Hi! I hope you’ve enjoyed the mini-series on building AI products. This week I’m back with a series of interesting reads on product building and go to market lessons.
Unsolicited feedback’s live event about advancing your product career in an AI world explored a thought experiment about what AI’s good at and not good at today. Eg. it’s good at execution tasks, and not so good at deeper thinking and planning. Because of this, Brian and Fareed predict that mid-level management will shift to senior ICs (principal, staff). Some recommendations? Get great with data manipulation (eg. SQL), and tinker with a side project with LLMs, it’s the best way to learn.
Mini product teardown: Lapse, the disposable camera app that’s trying to become the anti-Instagram. It apparently ranked 3rd on the App store at in November. My quick review after trying it for a few days? They nailed the film look but wow it’s got a passive aggressive personality! It forces you to invite 5 friends before allowing access to any feature. It uses sad emojis and snarks to guilt-trip you into adding friends and publishing snaps. How do you think about the balance between aggressive push for growth vs. generally pleasant user experience? How likely would this friend only / authenticity-driven model survive over the following/influencer model with traditional social media giants? I’m doubtful. Kevin Systrom’s Artifact shut down after a year. It’s hard to make a new king in social.
💻Product
Winning the AI Products Arms Race. The AI survival curve uses “consideration” vs. “context” axes to evaluate AI opportunities. Consideration: the amount of effort needed to make a decision. Context: the volume of abstract concepts AI needs to know. Successful AI products all fall on this curve.
Finding the right opportunities in AI. Christoph shares his mental map on how to think about opportunities in AI. Vertical products is more opportunistic than horizontal, because AI-first startups can leapfrog from pen& paper to AI, and there are more opportunities to sell work products instead of software. He’s also more interested in very hard to solve problems, and in new categories that are enabled by AI rather than applying AI to existing areas.
Arc Browser’s act 2. Arc describes a vision for a new internet that blends together search engine + web pages + browser. It browses for you, ie. goes through all the websites and presents a new page with exactly what you need, no ads, no filler content that’s optimized for SEO. It’s a lot of grandiose exclaimations. What would that future mean for webpages? Do they just become "headless" information?
On platform shifts and AI. “What separates a major platform shift from a minor platform shift is a platform shift that enables both a technological shift (new ways of making things possible) paired with a distribution shift (new ways of reaching people with it).”
💼GTM
What it really takes to be successful in enterprise SaaS sales. Christian, CRO of Splunk, emphasizes using the quality of pipeline as the key metric for assessing the overall health of the business - ie. characteristics of the pipeline, conversion rates. Splunk’s favourite demand gen strategy is product generated pipeline, basically PLG. Leverage existing usage to generate expansion opportunities. Segmentation is key to structuring sales - done by ARR and ARR potential.

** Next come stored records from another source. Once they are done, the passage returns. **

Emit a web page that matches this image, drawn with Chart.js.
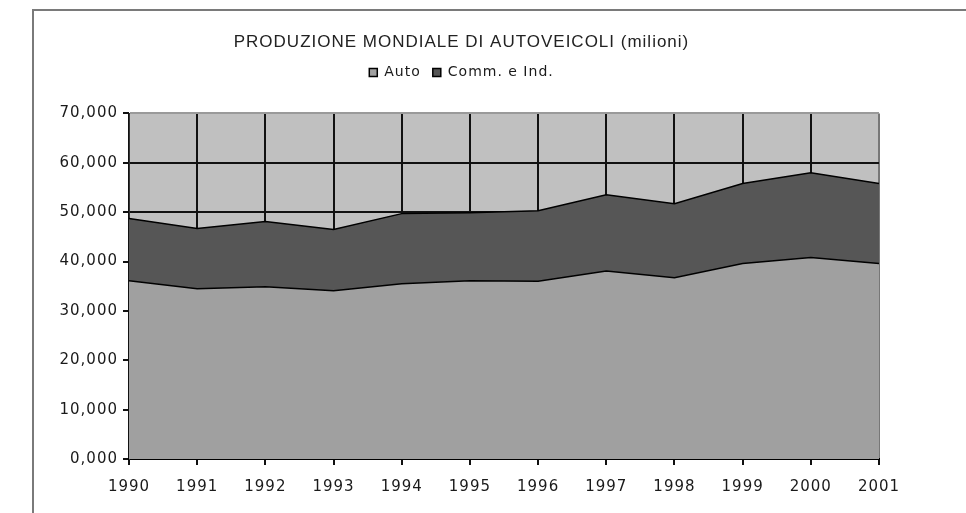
<!DOCTYPE html>
<html><head><meta charset="utf-8">
<script src="https://cdn.jsdelivr.net/npm/chart.js@4"></script>
<style>
html,body{margin:0;padding:0;background:#fff;overflow:hidden}
#frame{position:absolute;left:32px;top:9px;width:1000px;height:600px;border-left:2px solid #7a7a7a;border-top:2px solid #7a7a7a;box-sizing:border-box}
#wrap{position:absolute;left:0;top:0;width:966px;height:513px}
</style></head><body>
<div id="frame"></div>
<div id="wrap"><canvas id="c" width="966" height="513"></canvas></div>
<script>
const years = ['1990','1991','1992','1993','1994','1995','1996','1997','1998','1999','2000','2001'];
const auto = [36.1, 34.5, 34.9, 34.1, 35.5, 36.1, 36.0, 38.1, 36.7, 39.6, 40.8, 39.6];
const commInd = [12.6, 12.2, 13.2, 12.4, 14.2, 13.8, 14.3, 15.4, 15.0, 16.2, 17.2, 16.2];
const yTickValues = [0, 10, 20, 30, 40, 50, 60, 70];
const titleText = 'PRODUZIONE MONDIALE DI AUTOVEICOLI (milioni)';
const seriesNames = ['Auto', 'Comm. e Ind.'];

const spacing = {
  id: 'spacing',
  beforeUpdate(chart) { chart.ctx.letterSpacing = '1px'; },
  beforeDraw(chart) {
    chart.ctx.letterSpacing = '1px';
    const a = chart.chartArea, ctx = chart.ctx;
    ctx.save();
    ctx.fillStyle = '#c0c0c0';
    ctx.fillRect(a.left, a.top, a.right - a.left, a.bottom - a.top);
    ctx.restore();
  },
  afterInit(chart) {
    const lg = chart.legend;
    if (lg) {
      const orig = lg.fit;
      lg.fit = function () { orig.call(this); this.height += 24; };
    }
  }
};

new Chart(document.getElementById('c'), {
  type: 'line',
  data: {
    labels: years,
    datasets: [
      { label: seriesNames[0], data: auto, fill: 'origin', backgroundColor: '#a0a0a0', borderColor: '#000', borderWidth: 1.5, pointRadius: 0, tension: 0 },
      { label: seriesNames[1], data: commInd, fill: '-1', backgroundColor: '#565656', borderColor: '#000', borderWidth: 1.5, pointRadius: 0, tension: 0 }
    ]
  },
  options: {
    responsive: false,
    animation: false,
    layout: { padding: { left: 44, right: 87, top: 0, bottom: 0 } },
    plugins: {
      title: {
        display: true, text: titleText, color: '#222',
        font: { family: "'Liberation Sans', Arial, sans-serif", size: 17, weight: 'normal' },
        padding: { top: 32, bottom: 1 }
      },
      legend: {
        display: true,
        labels: {
          boxWidth: 8, boxHeight: 8, padding: 12, color: '#1a1a1a',
          font: { family: "'DejaVu Sans', sans-serif", size: 14 }
        }
      },
      tooltip: { enabled: false }
    },
    scales: {
      x: {
        offset: false,
        afterFit(s) { s.height = 54; },
        grid: {
          color: (c) => c.index === years.length - 1 ? '#777' : '#111',
          lineWidth: 2, tickLength: 6, tickColor: '#111', drawOnChartArea: true
        },
        border: { display: true, color: '#000', width: 2 },
        ticks: { color: '#1a1a1a', padding: 13, maxRotation: 0, font: { family: "'DejaVu Sans', sans-serif", size: 15 } }
      },
      y: {
        stacked: true, min: 0, max: 70,
        afterFit(s) { s.width = 85; },
        afterBuildTicks(s) { s.ticks = yTickValues.map(v => ({ value: v })); },
        grid: {
          color: (c) => c.tick && c.tick.value === 70 ? '#9a9a9a' : '#111',
          lineWidth: 2, tickLength: 6, tickColor: '#111'
        },
        border: { display: true, color: '#333', width: 1 },
        ticks: {
          color: '#1a1a1a', padding: 5,
          font: { family: "'DejaVu Sans', sans-serif", size: 15 },
          callback: (v) => Number(v).toFixed(3).replace('.', ',')
        }
      }
    }
  },
  plugins: [spacing]
});
</script>
</body></html>
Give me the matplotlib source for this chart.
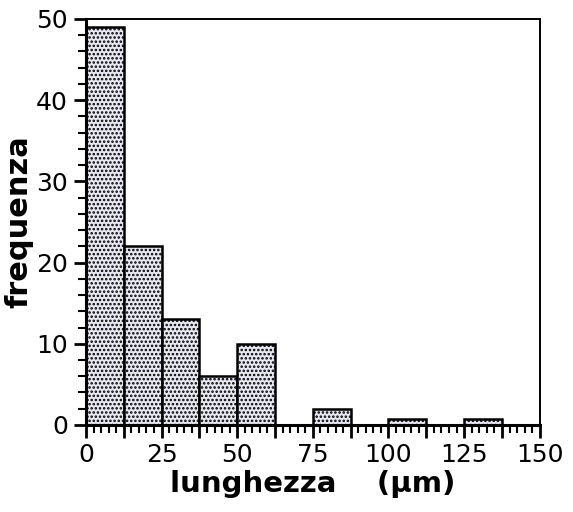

The only playbook for competitor research and strategy you’ll ever need. A wildly comprehensive resource by Patrick Campbell who founded ProfitWell, sold to Paddle. Most companies don’t do competitive strategy properly. Don’t be seduced by the idea that “competitor are not important”, there are very few one in a million unicorn products out there. Watch your competitors and defend. This guide gives highly specific tactics and frameworks on competitive intelligence.
How revenue leaders at Box, Calendly, and Lattice scaled from $0 to $100M+. This conversation is filled with million dollar lessons from pivotal moments at these cloud 100 companies. At Lattice, pausing PLG and getting clear on ICP definition significantly grew conversion. Sales were having less calls per day but they were much higher quality accounts with higher conversion. For horizontal products like Calendly, leverage popular use cases to build vertical solutions around. Consider org changes across product, people, and process when going upmarket to enterprise. When sharing challenges outside your own domain, develop relationships with all the functional leaders first. Understand when to be a functional leader vs. a corporate executive (removing biases towards your own function and thinking as a single team towards a north star).
The Model Market Fit threshold & what it means for your growth strategy. A classic by Brian Balfour, thinking beyond just product market fit. It’s the concept that your market and the number of customers in your market influence your model. On a graph of ARPA by # of customers, there’s an inverse line that represents the model market fit threshold. The model market fit hypothesis is based on this equation: ARPU x Total Customers In Market x % You Think You Can Capture >= $100M
🔗 AI resources
AI and everything else - Ben Evans’ annual presentation. Analysis and predictions on where AI is at and where it’s going.